Recently Rust is becoming popular language and I have interest Rust. There is a hurdle for me to move programming language from python to others because I would like to use RDKit from my coding environment for chemoinformatics tasks ;)
As many chemoinformaticians know that recently rdkit provides new C Foreign Function Interface (CFFI). And many language supports cffi also Rust supports it too. It means that we can use minimal function of rdkit from Rust.

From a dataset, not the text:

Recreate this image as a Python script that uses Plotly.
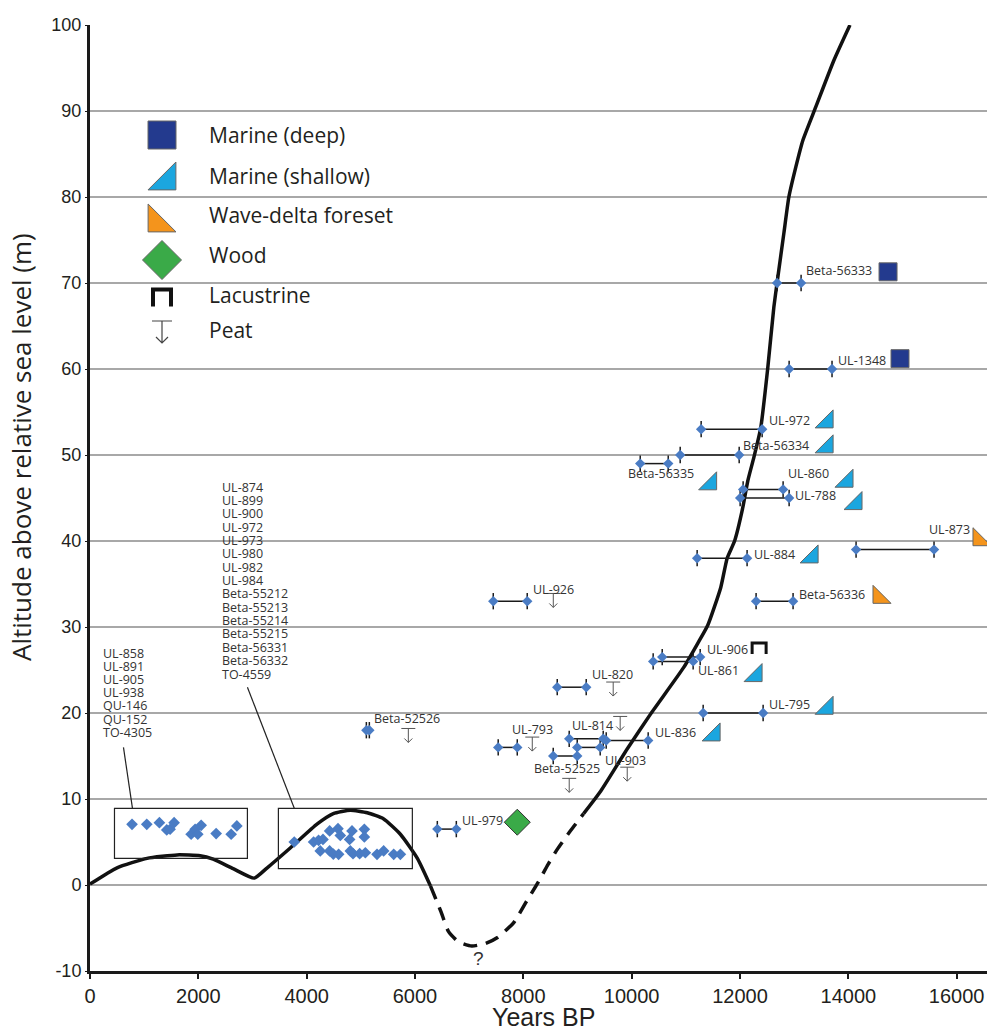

It sound great isn’t it.
And I found really cool project in github named ‘rdkitcffi’ which is rdkit wrapper for Rust. https://github.com/chrissly31415/rdkitcffi
So I tried to use the crate ;)
At first, install rust and install other required packages and clone rdkitcffi.
# https://www.rust-lang.org/tools/install
$ curl --proto '=https' --tlsv1.2 -sSf https://sh.rustup.rs | sh
# my os is ubuntu 20.04 LTS
$ sudo apt-get install build-essential
$ sudo apt-get install libclang-dev
$ gh repo clone chrissly31415/rdkitcffi
The build.rs of an original code defined ld_library_path as relative but to use the package as library, I modified it from relative to absolute path. And added ‘rdkitcffi_linux/linux-64/’ path to LD_LIBRARY_PATH (environment variable).
# rdkitcffi/build.rs
#from relative path
let shared_lib_dir = "./lib/rdkitcffi_linux/linux-64/";
#to absolute path
let shared_lib_dir = "/home/user/hogehoge/lib/rdkitcffi_linux/linux-64/";
Now almost there, let make new project. And add rdkitcffi in dependency of Cargo.toml. rdkitcffi is not published in cargo.io so local crate is used.
$ cargo new rdkrust
$ cat rdkrust/Cargo.toml
[package]
name = "rdkrust"
version = "0.1.0"
edition = "2021"
# See more keys and their definitions at https://doc.rust-lang.org/cargo/reference/manifest.html
[dependencies]
rdkitcffi = {path="/home/hogehoge/rusttest/rdkitcffi"}
Then let’s write src/main.rs for compound descriptor calculation from sdf.
# ./src/main.rs
use std::env;
use rdkitcffi::{Molecule, read_sdfile};
fn main() {
let args: Vec<String> = env::args().collect();
let sd_filename = &args[1];
println!("filename is {}", sd_filename);
let mut mol_opt_list: Vec<Option<Molecule>> = read_sdfile(sd_filename);
let mut mol_list: Vec<Molecule> = mol_opt_list.into_iter().filter_map(|m| m).collect();
mol_list.iter_mut().for_each(|m| m.remove_all_hs());
for m in mol_list {
let desc = m.get_descriptors();
println!("{}", desc)
}
println!("Done");
}
OK let’s build the code.
$ cargo build
# build rdkitcffi wrapper and sample script
After the process, main command tool is generated, the tool can calculate molecular descriptors and returns it like below.
rust_rdkit$ time ./target/debug/rdkrust cdk2.sdf
filename is cdk2.sdf
{"exactmw":235.10692,"amw":235.247,"lipinskiHBA":7.0,"lipinskiHBD":3.0,"NumRotatableBonds":4.0,"NumHBD":2.0,"NumHBA":6.0,"NumHeavyAtoms":17.0,"NumAtoms":30.0,"NumHeteroatoms":7.0,"NumAmideBonds":0.0,"FractionCSP3":0.4,"NumRings":2.0,"NumAromaticRings":2.0,"NumAliphaticRings":0.0,"NumSaturatedRings":0.0,"NumHeterocycles":2.0,"NumAromaticHeterocycles":2.0,"NumSaturatedHeterocycles":0.0,"NumAliphaticHeterocycles":0.0,"NumSpiroAtoms":0.0,"NumBridgeheadAtoms":0.0,"NumAtomStereoCenters":0.0,"NumUnspecifiedAtomStereoCenters":0.0,"labuteASA":97.42084,"tpsa":106.78,"CrippenClogP":0.53899,"CrippenMR":61.4361,"chi0v":9.59729,"chi1v":5.19743,"chi2v":2.25934,"chi3v":2.25934,"chi4v":1.23253,"chi0n":9.59729,"chi1n":5.19743,"chi2n":2.25934,"chi3n":2.25934,"chi4n":1.23253,"hallKierAlpha":-2.17999,"kappa1":11.3097,"kappa2":4.36167,"kappa3":2.32463,"Phi":2.90171}
---snip---
real 0m0.085s
user 0m0.077s
sys 0m0.004s
rdkitcffi supports not only descriptor calculation but also other function of rdkit. And Rust has lots of useful package like python pandas, plotly, scikit-learn etc….
I would like to write more code with rust.
Today’s my code is uploaded my githu repo. Thanks for reading.